Gouda Onion Hand Pies
Few things skyrocket the flavor of a meal quite like caramelized onions. These tender, candy-sweet (yet savory!) morsels have the ability to turn something as rustically humble as a hand pie into something deliciously gourmet. Moreover, the buttery, salty, and slightly sweet caramel undertones present in Reny Picot Gouda work to further bolster the immensely satisfying flavor profile concealed inside the buttery, flaky crust of these hand pies.
2 tablespoons unsalted butter
2 medium onions, thinly sliced
Salt and pepper to taste
1/4 cup water
1 pound batch of pie dough (recipe of your choosing or store-bought)
1/2 cup Reny Picot Gouda, shredded
1 egg, slightly beaten
- In a large skillet, melt the butter over medium-low heat. Add the onions and cook, stirring, until very soft, 7 to 10 minutes. Season with salt and pepper to taste.
- Increase heat to medium, add the water, and cook until the water is evaporated and the onions are lightly caramelized. Remove from heat.
- Preheat oven to 375ºF. Line a baking sheet with parchment paper and set aside.

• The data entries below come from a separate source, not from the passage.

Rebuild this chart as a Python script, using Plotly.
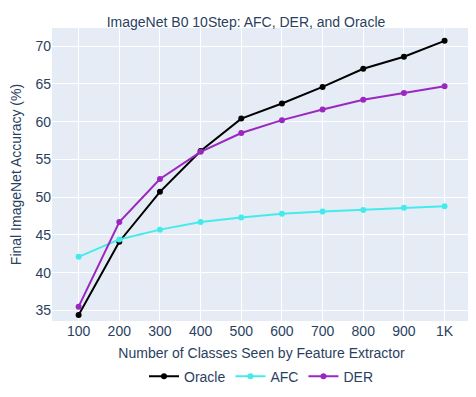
import plotly.graph_objects as go

classes = [100, 200, 300, 400, 500, 600, 700, 800, 900, 1000]
tick_labels = ["100", "200", "300", "400", "500", "600", "700", "800", "900", "1K"]

oracle = [34.4, 44.1, 50.7, 56.1, 60.4, 62.4, 64.6, 67.0, 68.6, 70.7]
afc = [42.1, 44.4, 45.7, 46.7, 47.3, 47.8, 48.1, 48.3, 48.6, 48.8]
der = [35.5, 46.7, 52.4, 56.0, 58.5, 60.2, 61.6, 62.9, 63.8, 64.7]

fig = go.Figure()
for name, vals, color in [("Oracle", oracle, "black"),
                          ("AFC", afc, "#45EBEB"),
                          ("DER", der, "#9A28C0")]:
    fig.add_trace(go.Scatter(x=classes, y=vals, mode="lines+markers", name=name,
                             line=dict(color=color, width=2), marker=dict(size=6)))

fig.update_layout(
    width=476, height=397,
    margin=dict(l=44, r=13, t=20, b=71),
    font=dict(family="Liberation Sans, Arial", size=14, color="#2a3f5f"),
    title=dict(text="ImageNet B0 10Step: AFC, DER, and Oracle", x=0.5, xanchor="center",
               y=0.964, yanchor="middle", font=dict(size=14)),
    xaxis=dict(title=dict(text="Number of Classes Seen by Feature Extractor", standoff=10,
                          font=dict(size=14)),
               tickvals=classes, ticktext=tick_labels, range=[34.5, 1065], automargin=False),
    yaxis=dict(title=dict(text="Final ImageNet Accuracy (%)", font=dict(size=14)),
               range=[33.6, 72.4], dtick=5, automargin=False),
    legend=dict(orientation="h", x=0.5, xanchor="center", y=-0.19, yanchor="middle"),
    template="plotly",
)

fig.write_html("out.html")
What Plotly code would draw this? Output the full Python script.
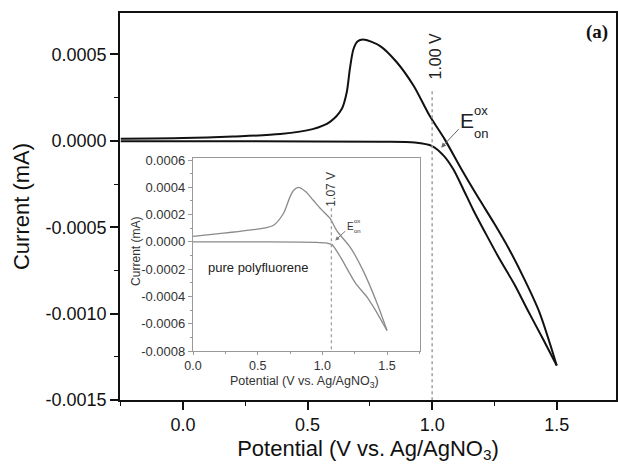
import plotly.graph_objects as go

# ---- main cyclic voltammogram ----
main_upper_x = [-0.25, 0.0, 0.2, 0.39, 0.52, 0.59, 0.637, 0.657, 0.67, 0.684, 0.70, 0.723,
                0.79, 0.858, 0.925, 0.99, 1.05, 1.12, 1.19, 1.25, 1.31, 1.37, 1.43, 1.5]
main_upper_y = [0.000012, 0.000016, 0.000025, 0.000039, 0.000068, 0.00011, 0.000184, 0.00028,
                0.00042, 0.00053, 0.000575, 0.000587, 0.00055, 0.000455, 0.00032, 0.000145,
                0.00001, -0.00017, -0.00034, -0.00048, -0.00063, -0.0008, -0.00099, -0.0013]
main_lower_x = [-0.25, 0.3, 0.8, 0.93, 1.0, 1.047, 1.085, 1.125, 1.165, 1.22, 1.273, 1.33,
                1.38, 1.446, 1.5]
main_lower_y = [-0.000002, -0.000003, -0.000005, -0.00001, -0.00003, -0.000087, -0.000165,
                -0.00028, -0.0004, -0.00055, -0.00069, -0.00083, -0.00097, -0.00115, -0.0013]

# ---- inset: pure polyfluorene ----
inset_upper_x = [0.0, 0.2, 0.416, 0.62, 0.70, 0.75, 0.78, 0.815, 0.87, 0.93, 0.99, 1.061,
                 1.113, 1.216, 1.32, 1.423, 1.5]
inset_upper_y = [0.00004, 0.00006, 0.000084, 0.00012, 0.00021, 0.00033, 0.00038, 0.0004,
                 0.00037, 0.000305, 0.00024, 0.00017, 0.00008, -0.00004, -0.00022, -0.00045,
                 -0.00065]
inset_lower_x = [0.0, 0.5, 0.95, 1.03, 1.074, 1.12, 1.164, 1.255, 1.35, 1.41, 1.47, 1.5]
inset_lower_y = [0.0, 0.0, -0.000003, -0.000008, -0.00002, -0.00008, -0.00015, -0.0003,
                 -0.00041, -0.0005, -0.0006, -0.00065]

# ---- ticks ----
main_xticks = [0.0, 0.5, 1.0, 1.5]
main_xtext = ["0.0", "0.5", "1.0", "1.5"]
main_yticks = [0.0005, 0.0, -0.0005, -0.0010, -0.0015]
main_ytext = ["0.0005", "0.0000", "-0.0005", "-0.0010", "-0.0015"]
inset_xticks = [0.0, 0.5, 1.0, 1.5]
inset_xtext = ["0.0", "0.5", "1.0", "1.5"]
inset_yticks = [0.0006, 0.0004, 0.0002, 0.0, -0.0002, -0.0004, -0.0006, -0.0008]
inset_ytext = ["0.0006", "0.0004", "0.0002", "0.0000", "-0.0002", "-0.0004", "-0.0006", "-0.0008"]

main_onset = 1.00
inset_onset = 1.07

FONT = "Arial, Liberation Sans, sans-serif"

fig = go.Figure()

for xs, ys in [(main_upper_x, main_upper_y), (main_lower_x, main_lower_y)]:
    fig.add_trace(go.Scatter(x=xs, y=ys, mode="lines", xaxis="x", yaxis="y",
                             line=dict(color="#111111", width=2, shape="spline", smoothing=0.8),
                             showlegend=False, hoverinfo="skip"))

for xs, ys in [(inset_upper_x, inset_upper_y), (inset_lower_x, inset_lower_y)]:
    fig.add_trace(go.Scatter(x=xs, y=ys, mode="lines", xaxis="x2", yaxis="y2",
                             line=dict(color="#8a8a8a", width=1.3, shape="spline", smoothing=0.8),
                             showlegend=False, hoverinfo="skip"))

shapes = [
    dict(type="line", xref="x", yref="y", x0=main_onset, x1=main_onset, y0=0.000287, y1=-0.0015,
         line=dict(color="#a0a0a0", width=1.5, dash="dot")),
    dict(type="line", xref="x2", yref="y2", x0=inset_onset, x1=inset_onset, y0=0.000246, y1=-0.0008,
         line=dict(color="#a0a0a0", width=1.3, dash="dot")),
]


def ann(text, x, y, xref, yref, size, color="#222", angle=0, family=FONT):
    return dict(text=text, x=x, y=y, xref=xref, yref=yref, showarrow=False,
                xanchor="center", yanchor="middle", textangle=angle,
                font=dict(family=family, size=size, color=color))


annotations = [
    ann("<b>(a)</b>", 0.962, 0.952, "paper", "paper", 19, "#111",
        family="Times New Roman, Liberation Serif, serif"),
    ann("1.00 V", 1.012, 0.000489, "x", "y", 16, angle=-90),
    # E_on^ox (main): "E" carries the leader arrow pointing at the onset
    dict(text="E", x=1.036, y=-0.00004, ax=1.141, ay=0.00012, xref="x", yref="y",
         axref="x", ayref="y", showarrow=True, arrowhead=2, arrowsize=1, arrowwidth=1,
         arrowcolor="#666", font=dict(family=FONT, size=21, color="#222")),
    ann("ox", 1.197, 0.000175, "x", "y", 13),
    ann("on", 1.197, 0.00004, "x", "y", 13),
    # inset texts
    ann("1.07 V", inset_onset, 0.000386, "x2", "y2", 12, "#333", angle=-90),
    dict(text="E", x=1.10, y=0.00001, ax=1.216, ay=0.000113, xref="x2", yref="y2",
         axref="x2", ayref="y2", showarrow=True, arrowhead=2, arrowsize=0.8, arrowwidth=1,
         arrowcolor="#777", font=dict(family=FONT, size=10, color="#333")),
    ann("ox", 1.27, 0.00015, "x2", "y2", 6, "#333"),
    ann("on", 1.27, 0.00008, "x2", "y2", 6, "#333"),
    ann("pure polyfluorene", 0.503, -0.000189, "x2", "y2", 13),
    ann("Current (mA)", 0.032, 0.385, "paper", "paper", 12, "#333", angle=-90),
    ann("Potential (V vs. Ag/AgNO<sub>3</sub>)", 0.371, 0.047, "paper", "paper", 12.5, "#333"),
]

fig.update_layout(
    width=618, height=464,
    margin=dict(l=120, r=2, t=13, b=64),
    paper_bgcolor="white", plot_bgcolor="white",
    font=dict(family=FONT, color="#111"),
    xaxis=dict(range=[-0.253, 1.738], tickmode="array", tickvals=main_xticks, ticktext=main_xtext,
               automargin=False,
               showgrid=False, zeroline=False, showline=True, linecolor="#111", linewidth=1.5,
               mirror=True, ticks="outside", ticklen=8, tickwidth=1.5, tickcolor="#111",
               tickfont=dict(size=18, color="#111"),
               minor=dict(tickmode="linear", tick0=0, dtick=0.25, ticks="outside", ticklen=4,
                          tickcolor="#111", tickwidth=1.2),
               title=dict(text="Potential (V vs. Ag/AgNO<sub>3</sub>)", font=dict(size=22, color="#111"),
                          standoff=6)),
    yaxis=dict(range=[-0.0015, 0.00074], tickmode="array", tickvals=main_yticks, ticktext=main_ytext,
               automargin=False,
               showgrid=False, zeroline=False, showline=True, linecolor="#111", linewidth=1.5,
               mirror=True, ticks="outside", ticklen=8, tickwidth=1.5, tickcolor="#111",
               tickfont=dict(size=18, color="#111"),
               minor=dict(tickmode="linear", tick0=0, dtick=0.00025, ticks="outside", ticklen=4,
                          tickcolor="#111", tickwidth=1.2),
               title=dict(text="Current (mA)", font=dict(size=22, color="#111"), standoff=10)),
    xaxis2=dict(domain=[0.1472, 0.6048], anchor="y2", range=[0, 1.755], tickmode="array",
                automargin=False,
                tickvals=inset_xticks, ticktext=inset_xtext, showgrid=False, zeroline=False,
                showline=True, linecolor="#999", linewidth=1.2, mirror=True, ticks="outside",
                ticklen=3, tickcolor="#999", tickfont=dict(size=12.5, color="#333"),
                minor=dict(tickmode="linear", tick0=0, dtick=0.25, ticks="outside", ticklen=2,
                           tickcolor="#999")),
    yaxis2=dict(domain=[0.1266, 0.6253], anchor="x2", range=[-0.0008, 0.000615], tickmode="array",
                automargin=False,
                tickvals=inset_yticks, ticktext=inset_ytext, showgrid=False, zeroline=False,
                showline=True, linecolor="#999", linewidth=1.2, mirror=True, ticks="outside",
                ticklen=4, tickcolor="#999", tickfont=dict(size=13, color="#333"),
                minor=dict(tickmode="linear", tick0=0, dtick=0.0001, ticks="outside", ticklen=2,
                           tickcolor="#999")),
    shapes=shapes,
    annotations=annotations,
)

fig.write_html("out.html", config={"displayModeBar": False},
               post_script="document.body.style.margin='0';document.body.style.overflow='hidden';")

- Roll out the pie dough on a lightly floured surface. Cut out 4 1/2-inch circles and top each with 1 tablespoon of onion and 1 tablespoon of Reny Picot Gouda. Brush the edges with egg, fold them over, seal with a fork, and transfer to the baking sheet. Poke a few holes in the tops and brush the tops with egg.
- Bake until lightly browned, 25-30 minutes.